§ Exercise goal
Make an exact transcription of the material, leaving out all images.

Start Provided data

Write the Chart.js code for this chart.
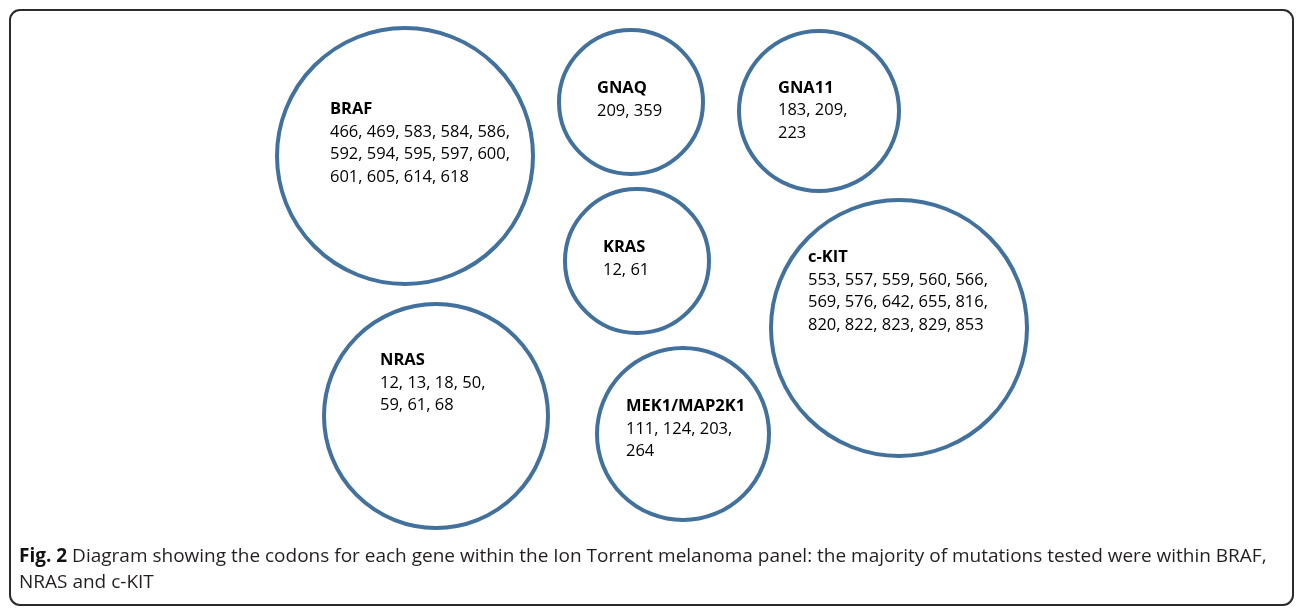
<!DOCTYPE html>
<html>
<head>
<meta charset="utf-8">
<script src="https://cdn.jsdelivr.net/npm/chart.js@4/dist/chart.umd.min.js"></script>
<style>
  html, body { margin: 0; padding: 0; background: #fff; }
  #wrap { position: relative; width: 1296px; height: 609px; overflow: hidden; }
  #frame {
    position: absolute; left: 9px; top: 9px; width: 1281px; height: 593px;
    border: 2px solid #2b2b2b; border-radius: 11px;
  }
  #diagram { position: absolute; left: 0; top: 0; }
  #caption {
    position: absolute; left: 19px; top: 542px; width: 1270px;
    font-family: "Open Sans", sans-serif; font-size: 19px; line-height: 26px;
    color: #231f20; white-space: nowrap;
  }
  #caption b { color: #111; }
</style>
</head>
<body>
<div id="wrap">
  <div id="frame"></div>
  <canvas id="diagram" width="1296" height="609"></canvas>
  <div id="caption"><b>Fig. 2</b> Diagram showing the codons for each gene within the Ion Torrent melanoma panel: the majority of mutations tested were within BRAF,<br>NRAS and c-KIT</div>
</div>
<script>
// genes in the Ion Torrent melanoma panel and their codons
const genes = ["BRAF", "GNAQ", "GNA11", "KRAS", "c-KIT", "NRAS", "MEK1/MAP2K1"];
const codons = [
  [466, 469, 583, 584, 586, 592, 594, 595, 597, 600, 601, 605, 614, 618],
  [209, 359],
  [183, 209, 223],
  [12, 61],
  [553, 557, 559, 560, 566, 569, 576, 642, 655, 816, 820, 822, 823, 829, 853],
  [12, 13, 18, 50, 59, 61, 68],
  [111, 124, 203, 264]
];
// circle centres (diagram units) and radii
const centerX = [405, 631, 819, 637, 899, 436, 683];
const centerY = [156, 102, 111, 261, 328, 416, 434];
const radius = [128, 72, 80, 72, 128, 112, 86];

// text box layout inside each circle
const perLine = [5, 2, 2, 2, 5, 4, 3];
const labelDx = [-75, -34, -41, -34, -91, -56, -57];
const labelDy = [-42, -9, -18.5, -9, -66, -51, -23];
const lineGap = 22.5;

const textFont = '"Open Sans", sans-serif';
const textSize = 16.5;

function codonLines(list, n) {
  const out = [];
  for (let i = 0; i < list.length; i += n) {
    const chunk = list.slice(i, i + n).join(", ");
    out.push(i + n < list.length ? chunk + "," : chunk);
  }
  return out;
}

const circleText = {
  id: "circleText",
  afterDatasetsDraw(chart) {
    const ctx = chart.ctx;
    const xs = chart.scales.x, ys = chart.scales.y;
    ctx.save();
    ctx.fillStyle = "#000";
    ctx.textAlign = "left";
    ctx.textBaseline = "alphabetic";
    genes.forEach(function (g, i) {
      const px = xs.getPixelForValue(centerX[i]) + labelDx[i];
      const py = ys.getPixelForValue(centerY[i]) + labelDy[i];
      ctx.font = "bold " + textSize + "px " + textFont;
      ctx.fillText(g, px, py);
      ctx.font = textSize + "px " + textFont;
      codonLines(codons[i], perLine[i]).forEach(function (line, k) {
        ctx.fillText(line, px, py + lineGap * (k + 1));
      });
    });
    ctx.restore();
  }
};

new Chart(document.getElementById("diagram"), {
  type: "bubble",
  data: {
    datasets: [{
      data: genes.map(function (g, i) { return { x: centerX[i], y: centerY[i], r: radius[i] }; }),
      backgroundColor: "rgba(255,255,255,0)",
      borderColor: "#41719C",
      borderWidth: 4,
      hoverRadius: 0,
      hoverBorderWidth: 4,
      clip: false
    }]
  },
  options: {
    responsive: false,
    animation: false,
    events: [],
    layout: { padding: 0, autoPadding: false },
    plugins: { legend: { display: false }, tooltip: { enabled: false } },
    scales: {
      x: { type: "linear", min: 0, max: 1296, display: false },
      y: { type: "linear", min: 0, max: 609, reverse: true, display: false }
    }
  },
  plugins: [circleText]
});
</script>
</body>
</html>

End Provided data

§ Result of this task
Write the Chart.js code for this chart.
<!DOCTYPE html>
<html>
<head>
<meta charset="utf-8">
<script src="https://cdn.jsdelivr.net/npm/chart.js@4/dist/chart.umd.min.js"></script>
<style>
  html, body { margin: 0; padding: 0; background: #fff; }
  #wrap { position: relative; width: 1296px; height: 609px; overflow: hidden; }
  #frame {
    position: absolute; left: 9px; top: 9px; width: 1281px; height: 593px;
    border: 2px solid #2b2b2b; border-radius: 11px;
  }
  #diagram { position: absolute; left: 0; top: 0; }
  #caption {
    position: absolute; left: 19px; top: 542px; width: 1270px;
    font-family: "Open Sans", sans-serif; font-size: 19px; line-height: 26px;
    color: #231f20; white-space: nowrap;
  }
  #caption b { color: #111; }
</style>
</head>
<body>
<div id="wrap">
  <div id="frame"></div>
  <canvas id="diagram" width="1296" height="609"></canvas>
  <div id="caption"><b>Fig. 2</b> Diagram showing the codons for each gene within the Ion Torrent melanoma panel: the majority of mutations tested were within BRAF,<br>NRAS and c-KIT</div>
</div>
<script>
// genes in the Ion Torrent melanoma panel and their codons
const genes = ["BRAF", "GNAQ", "GNA11", "KRAS", "c-KIT", "NRAS", "MEK1/MAP2K1"];
const codons = [
  [466, 469, 583, 584, 586, 592, 594, 595, 597, 600, 601, 605, 614, 618],
  [209, 359],
  [183, 209, 223],
  [12, 61],
  [553, 557, 559, 560, 566, 569, 576, 642, 655, 816, 820, 822, 823, 829, 853],
  [12, 13, 18, 50, 59, 61, 68],
  [111, 124, 203, 264]
];
// circle centres (diagram units) and radii
const centerX = [405, 631, 819, 637, 899, 436, 683];
const centerY = [156, 102, 111, 261, 328, 416, 434];
const radius = [128, 72, 80, 72, 128, 112, 86];

// text box layout inside each circle
const perLine = [5, 2, 2, 2, 5, 4, 3];
const labelDx = [-75, -34, -41, -34, -91, -56, -57];
const labelDy = [-42, -9, -18.5, -9, -66, -51, -23];
const lineGap = 22.5;

const textFont = '"Open Sans", sans-serif';
const textSize = 16.5;

function codonLines(list, n) {
  const out = [];
  for (let i = 0; i < list.length; i += n) {
    const chunk = list.slice(i, i + n).join(", ");
    out.push(i + n < list.length ? chunk + "," : chunk);
  }
  return out;
}

const circleText = {
  id: "circleText",
  afterDatasetsDraw(chart) {
    const ctx = chart.ctx;
    const xs = chart.scales.x, ys = chart.scales.y;
    ctx.save();
    ctx.fillStyle = "#000";
    ctx.textAlign = "left";
    ctx.textBaseline = "alphabetic";
    genes.forEach(function (g, i) {
      const px = xs.getPixelForValue(centerX[i]) + labelDx[i];
      const py = ys.getPixelForValue(centerY[i]) + labelDy[i];
      ctx.font = "bold " + textSize + "px " + textFont;
      ctx.fillText(g, px, py);
      ctx.font = textSize + "px " + textFont;
      codonLines(codons[i], perLine[i]).forEach(function (line, k) {
        ctx.fillText(line, px, py + lineGap * (k + 1));
      });
    });
    ctx.restore();
  }
};

new Chart(document.getElementById("diagram"), {
  type: "bubble",
  data: {
    datasets: [{
      data: genes.map(function (g, i) { return { x: centerX[i], y: centerY[i], r: radius[i] }; }),
      backgroundColor: "rgba(255,255,255,0)",
      borderColor: "#41719C",
      borderWidth: 4,
      hoverRadius: 0,
      hoverBorderWidth: 4,
      clip: false
    }]
  },
  options: {
    responsive: false,
    animation: false,
    events: [],
    layout: { padding: 0, autoPadding: false },
    plugins: { legend: { display: false }, tooltip: { enabled: false } },
    scales: {
      x: { type: "linear", min: 0, max: 1296, display: false },
      y: { type: "linear", min: 0, max: 609, reverse: true, display: false }
    }
  },
  plugins: [circleText]
});
</script>
</body>
</html>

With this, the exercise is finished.